Non-saturating, Sub-Liner Magnetoresistance in bulk Ge₂Sb₂Te₅

Phase Change materials (PCM) rapidly and reversibly switch or transform between amorphous and crystalline states. This microscopic repositioning of the system in the lattice level may give rise to large macroscopic differences in physical properties; these changes in technologically important electrical, thermal and optical parameters were discovered in 1960’s. Ambient temperature operable PCM’s are utilized in electronic flash memory drives and in optical data storage devices. Previously we have reported on a well-known PCM alloy Ge₂Sb₂Te₅; where, based on Noritheim-Gorter like scaling between Seebeck coefficient (S) and electrical conductivity (s) we have argued the existence of two distinct types of scattering. Here we report the high magnetic field magnetoresistance in poly-crystalline specimens Ge₂Sb₂Te_5, especially in the low temperature regime.

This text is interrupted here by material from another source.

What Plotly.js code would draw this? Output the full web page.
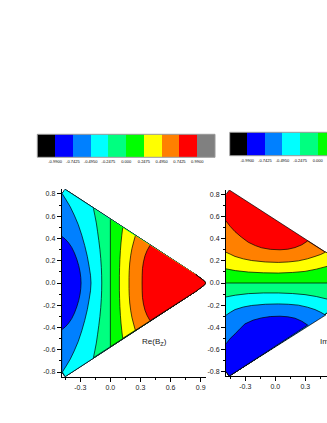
<!DOCTYPE html>
<html><head><meta charset="utf-8">
<script src="https://cdn.plot.ly/plotly-3.0.1.min.js"></script>
<style>html,body{margin:0;padding:0;background:#fff;overflow:hidden}</style>
</head><body><div id="chart" style="width:327px;height:423px"></div>
<script>
// colour scale
const barLevels = [-1.2375,-0.99,-0.7425,-0.495,-0.2475,0,0.2475,0.495,0.7425,0.99,1.2375];
const barColors = ['#000000','#0000ff','#0080ff','#00ffff','#00ff80','#00ff00','#ffff00','#ff8000','#ff0000','#808080'];
const barTickVals = [-0.99,-0.7425,-0.495,-0.2475,0,0.2475,0.495,0.7425,0.99];
const barTickText = ['-0.9900','-0.7425','-0.4950','-0.2475','0.000','0.2475','0.4950','0.7425','0.9900'];

// axes ticks
const xTickVals = [-0.3,0,0.3,0.6,0.9];
const xTickText = ['-0.3','0.0','0.3','0.6','0.9'];
const xMinor = [-0.45,-0.15,0.15,0.45,0.75];
const yTickVals = [-0.8,-0.6,-0.4,-0.2,0,0.2,0.4,0.6,0.8];
const yTickText = ['-0.8','-0.6','-0.4','-0.2','0.0','0.2','0.4','0.6','0.8'];
const yMinor = [-0.7,-0.5,-0.3,-0.1,0.1,0.3,0.5,0.7];

// triangle outlines, clockwise from upper left
const leftOutline = [[-0.485,0.80],[-0.451,0.842],[0.85,0.076],[0.936,0.018],[0.95,0],[0.936,-0.018],[0.85,-0.076],[-0.451,-0.842],[-0.485,-0.80]];
const rightOutline = [[-0.493,0.80],[-0.46,0.84],[0.85,0.076],[0.936,0.018],[0.95,0],[0.936,-0.018],[0.85,-0.076],[-0.46,-0.84],[-0.493,-0.80]];

// Re(Bz) contours, upper end to lower end
const reContour1 = [[-0.485,0.42],[-0.45,0.395],[-0.415,0.36],[-0.385,0.32],[-0.358,0.27],[-0.335,0.215],[-0.315,0.155],[-0.302,0.10],[-0.295,0.05],[-0.292,0],[-0.295,-0.05],[-0.302,-0.10],[-0.315,-0.155],[-0.335,-0.215],[-0.358,-0.27],[-0.385,-0.32],[-0.415,-0.36],[-0.45,-0.395],[-0.485,-0.42]];
const reContour2 = [[-0.478,0.80],[-0.44,0.745],[-0.40,0.685],[-0.36,0.61],[-0.32,0.525],[-0.285,0.43],[-0.255,0.335],[-0.23,0.24],[-0.212,0.15],[-0.198,0.07],[-0.193,0],[-0.198,-0.07],[-0.212,-0.15],[-0.23,-0.24],[-0.255,-0.335],[-0.285,-0.43],[-0.32,-0.525],[-0.36,-0.61],[-0.40,-0.685],[-0.44,-0.745],[-0.478,-0.80]];
const reContour3 = [[-0.169,0.671],[-0.155,0.61],[-0.14,0.54],[-0.127,0.46],[-0.115,0.38],[-0.104,0.30],[-0.096,0.22],[-0.09,0.14],[-0.087,0.07],[-0.086,0],[-0.087,-0.07],[-0.09,-0.14],[-0.096,-0.22],[-0.104,-0.30],[-0.115,-0.38],[-0.127,-0.46],[-0.14,-0.54],[-0.155,-0.61],[-0.169,-0.671]];
const reContour4 = [[0,0.572],[0,0],[0,-0.572]];
const reContour5 = [[0.123,0.497],[0.114,0.43],[0.106,0.36],[0.10,0.29],[0.095,0.21],[0.092,0.14],[0.09,0.07],[0.09,0],[0.09,-0.07],[0.092,-0.14],[0.095,-0.21],[0.10,-0.29],[0.106,-0.36],[0.114,-0.43],[0.123,-0.497]];
const reContour6 = [[0.249,0.425],[0.232,0.37],[0.215,0.31],[0.203,0.25],[0.193,0.18],[0.188,0.11],[0.186,0.05],[0.186,0],[0.186,-0.05],[0.188,-0.11],[0.193,-0.18],[0.203,-0.25],[0.215,-0.31],[0.232,-0.37],[0.249,-0.425]];
const reContour7 = [[0.395,0.339],[0.365,0.29],[0.345,0.245],[0.33,0.19],[0.32,0.13],[0.317,0.07],[0.316,0],[0.317,-0.07],[0.32,-0.13],[0.33,-0.19],[0.345,-0.245],[0.365,-0.29],[0.395,-0.339]];
const reBands = ['#0000ff','#0080ff','#00ffff','#00ff80','#00ff00','#ffff00','#ff8000','#ff0000'];

// Im(Bz) contours, left end to right end
const imContour1 = [[-0.493,0.56],[-0.45,0.51],[-0.403,0.464],[-0.34,0.415],[-0.27,0.368],[-0.20,0.338],[-0.137,0.318],[-0.05,0.304],[0.047,0.30],[0.125,0.305],[0.197,0.32],[0.265,0.345],[0.324,0.38]];
const imContour2 = [[-0.493,0.278],[-0.45,0.26],[-0.403,0.24],[-0.32,0.218],[-0.237,0.203],[-0.10,0.19],[0.03,0.186],[0.13,0.19],[0.23,0.20],[0.32,0.218],[0.397,0.24],[0.455,0.258],[0.505,0.28]];
const imContour3 = [[-0.493,0.128],[-0.40,0.112],[-0.27,0.099],[-0.12,0.092],[0.03,0.09],[0.17,0.095],[0.297,0.105],[0.41,0.125],[0.517,0.15],[0.60,0.165],[0.68,0.175]];
const imContour4 = [[-0.493,0],[0.95,0]];
const imContour5 = [[-0.493,-0.126],[-0.40,-0.11],[-0.27,-0.096],[-0.12,-0.09],[0.03,-0.09],[0.17,-0.095],[0.297,-0.105],[0.41,-0.122],[0.517,-0.145],[0.60,-0.162],[0.68,-0.175]];
const imContour6 = [[-0.493,-0.291],[-0.45,-0.265],[-0.403,-0.24],[-0.32,-0.217],[-0.237,-0.203],[-0.10,-0.192],[0.03,-0.189],[0.13,-0.192],[0.23,-0.20],[0.32,-0.218],[0.397,-0.24],[0.455,-0.265],[0.503,-0.29]];
const imContour7 = [[-0.493,-0.55],[-0.45,-0.50],[-0.403,-0.46],[-0.35,-0.41],[-0.303,-0.369],[-0.22,-0.335],[-0.137,-0.315],[-0.05,-0.303],[0.047,-0.30],[0.125,-0.305],[0.197,-0.318],[0.265,-0.345],[0.324,-0.38]];
const imBands = ['#ff0000','#ff8000','#ffff00','#00ff00','#00ff80','#00ffff','#0080ff','#0000ff'];

const W = 327, H = 423;
const px = (a,b) => [a/W, b/W];
const py = (top,bottom) => [1-bottom/H, 1-top/H];
const line = {color:'#000', width:0.7, simplify:false};

function poly(points, color, xa, ya){
  return {type:'scatter', mode:'lines', x:points.map(p=>p[0]), y:points.map(p=>p[1]),
    fill:'toself', fillcolor:color, line:line, xaxis:xa, yaxis:ya, hoverinfo:'skip', showlegend:false};
}
// region right of a left-panel contour
function rightOf(c){
  const e = c[c.length-1], s = c[0];
  const lower = leftOutline.filter(p => p[1] < 0 && p[0] >= e[0]).reverse();
  const tip = leftOutline.filter(p => p[1] === 0);
  const upper = leftOutline.filter(p => p[1] > 0 && p[0] >= s[0]).reverse();
  return c.concat(lower, tip, upper);
}
// region below a right-panel contour
function below(c){
  const e = c[c.length-1];
  const rest = rightOutline.filter(p =>
    (e[1] > 0 && p[1] > 0 && p[0] > e[0]) || (e[1] >= 0 && p[1] <= 0 && !(p[0]===e[0] && p[1]===e[1])) ||
    (e[1] < 0 && p[1] < 0 && p[0] < e[0]));
  return c.concat(rest);
}

const traces = [];
traces.push(poly(leftOutline, reBands[0], 'x','y'));
[reContour1,reContour2,reContour3,reContour4,reContour5,reContour6,reContour7].forEach((c,i)=>{
  traces.push(poly(rightOf(c), reBands[i+1], 'x','y'));
});
traces.push(poly(rightOutline, imBands[0], 'x2','y2'));
[imContour1,imContour2,imContour3,imContour4,imContour5,imContour6,imContour7].forEach((c,i)=>{
  traces.push(poly(below(c), imBands[i+1], 'x2','y2'));
});
const mids = barColors.map((_,i)=>(barLevels[i]+barLevels[i+1])/2);
const widths = barColors.map((_,i)=>barLevels[i+1]-barLevels[i]);
const ones = barColors.map(()=>1);
['3','4'].forEach(n=>{
  traces.push({type:'bar', x:mids, y:ones, width:widths, marker:{color:barColors,line:{width:0}},
    xaxis:'x'+n, yaxis:'y'+n, hoverinfo:'skip', showlegend:false});
});

const fontFam = 'Liberation Sans, Arial, sans-serif';
const xAxis = (dom,range,anchor) => ({domain:dom, range:range, anchor:anchor, showgrid:false, zeroline:false,
  showline:true, linecolor:'#000', linewidth:1, ticks:'outside', ticklen:4, tickwidth:1, tickcolor:'#000',
  tickmode:'array', tickvals:xTickVals, ticktext:xTickText, tickfont:{family:fontFam,size:7,color:'#222'},
  minor:{tickmode:'array', tickvals:xMinor, ticks:'outside', ticklen:2, tickwidth:1, tickcolor:'#000', showgrid:false}});
const yAxis = (dom,range,anchor) => ({domain:dom, range:range, anchor:anchor, showgrid:false, zeroline:false,
  showline:true, linecolor:'#000', linewidth:1, ticks:'outside', ticklen:4, tickwidth:1, tickcolor:'#000',
  tickmode:'array', tickvals:yTickVals, ticktext:yTickText, tickfont:{family:fontFam,size:7,color:'#222'},
  minor:{tickmode:'array', tickvals:yMinor, ticks:'outside', ticklen:2, tickwidth:1, tickcolor:'#000', showgrid:false}});
const barX = (dom,range,anchor) => ({domain:dom, range:range, anchor:anchor, showgrid:false, zeroline:false,
  showline:false, ticks:'', tickmode:'array', tickvals:barTickVals, ticktext:barTickText, ticklabelstandoff:1,
  tickfont:{family:fontFam,size:4,color:'#000'}});
const barY = (dom,anchor) => ({domain:dom, range:[0,1], anchor:anchor, showgrid:false, zeroline:false,
  showline:false, showticklabels:false, ticks:''});

const layout = {
  width:W, height:H, margin:{l:0,r:0,t:0,b:0}, paper_bgcolor:'#fff', plot_bgcolor:'rgba(0,0,0,0)',
  showlegend:false, bargap:0,
  xaxis: xAxis(px(61.7,205.7),[-0.485,0.95],'y'),
  yaxis: yAxis(py(189.3,376.7),[-0.842,0.842],'x'),
  xaxis2: xAxis(px(226,327),[-0.493,0.517],'y2'),
  yaxis2: yAxis(py(190,376),[-0.84,0.84],'x2'),
  xaxis3: barX(px(37.3,215),[-1.2375,1.2375],'y3'),
  yaxis3: barY(py(134.3,157.3),'x3'),
  xaxis4: barX(px(229.7,327),[-1.2375,0.131],'y4'),
  yaxis4: barY(py(132.3,155.7),'x4'),
  shapes:[
    {type:'rect',xref:'paper',yref:'paper',x0:37.3/W,x1:215/W,y0:1-157.3/H,y1:1-134.3/H,line:{color:'#999',width:1}},
    {type:'rect',xref:'paper',yref:'paper',x0:229.7/W,x1:340/W,y0:1-155.7/H,y1:1-132.3/H,line:{color:'#999',width:1}}
  ],
  annotations:[
    {xref:'paper',yref:'paper',x:139.5/W,y:1-342/H,xanchor:'left',yanchor:'middle',showarrow:false,
     text:'Re(B<sub>Z</sub>)',font:{family:fontFam,size:8,color:'#222',weight:400}},
    {xref:'paper',yref:'paper',x:317.5/W,y:1-342/H,xanchor:'left',yanchor:'middle',showarrow:false,
     text:'Im(B<sub>Z</sub>)',font:{family:fontFam,size:8,color:'#222',weight:400}}
  ]
};
Plotly.newPlot('chart', traces, layout, {displayModeBar:false, staticPlot:true});
</script></body></html>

We observe a relatively strong increase in the ohmic resistance in response to the applied magnetic field, about 150% increase between 0 - 18 T. The transport data can be precisely described by empirical functions, however, the behavior does not follow the well-known Kholer’s rule. Overall, the field dependence is sub-linear but does not quite saturates up to 18 T even in the sub-kelvin range.